When using GPUs for deep learning, there’s often a bottleneck in transferring data between the CPU and GPU. This is particularly noticeable when the data is large and needs to be loaded into memory before training begins. To mitigate this, you can:

- **Read all data into RAM** to reduce disk access time.
- **Use SSDs** instead of slower hard drives to speed up data transfer.
- **Use multiple CPU threads** to prefetch and load data into memory ahead of time, ensuring the GPU stays busy without waiting for data.

### Conclusion

- **CPUs** are still valuable for general-purpose computing, single-threaded operations, and tasks requiring high logical performance.
- **GPUs** are indispensable for modern deep learning tasks, offering massive parallelization and significantly faster performance for training complex neural networks.

While GPUs are essential for high-performance deep learning, CPUs remain important for other aspects of computation and are often used together with GPUs to create an optimized workflow.

---

- **CUDA (Compute Unified Device Architecture)**: This is NVIDIA's parallel computing platform and API. It allows developers to leverage the power of GPUs for general-purpose processing.
  
- **Tensor Cores**: Some GPUs, especially those from NVIDIA, feature Tensor Cores, which are specialized for deep learning tasks and further accelerate matrix operations in neural network training.

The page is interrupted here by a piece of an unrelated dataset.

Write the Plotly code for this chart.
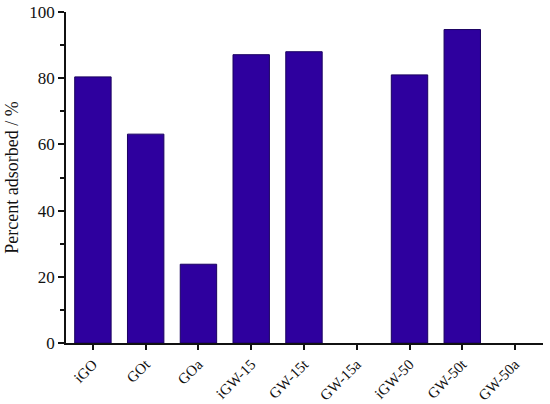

## 8.2 Deep Learning Frameworks

Deep learning frameworks provide pre-built tools, libraries, and models that simplify the process of building and training neural networks.

### TensorFlow
Developed by Google, TensorFlow is one of the most popular deep learning frameworks. It's flexible and supports various platforms and devices. TensorFlow also integrates with Keras for a higher-level API for building neural networks.

### PyTorch
Developed by Facebook, PyTorch is known for its dynamic computational graph, which is more intuitive for research and development. It's become very popular in the research community due to its simplicity and flexibility.

### Keras
Originally an independent framework, Keras is now part of TensorFlow and provides a high-level API for building and training models. It focuses on being user-friendly and fast, which makes it suitable for rapid prototyping.

### MXNet
Developed by Apache, MXNet is a flexible deep learning framework that supports both symbolic and imperative programming. It has been widely used in both academia and industry.

### Caffe
Caffe is a deep learning framework known for its speed, particularly for image-related tasks. It was developed at the Berkeley Vision and Learning Center.

### Theano
While it is no longer actively maintained, Theano was one of the first deep learning frameworks and heavily influenced others like TensorFlow and PyTorch. It focuses on optimization and compiling mathematical expressions.

### JAX
A more recent framework from Google, JAX is particularly known for its high performance and the ability to automatically differentiate and optimize Python code.

---
Understanding both hardware (CPU and GPU) and software (frameworks) is crucial for effectively developing and training machine learning models.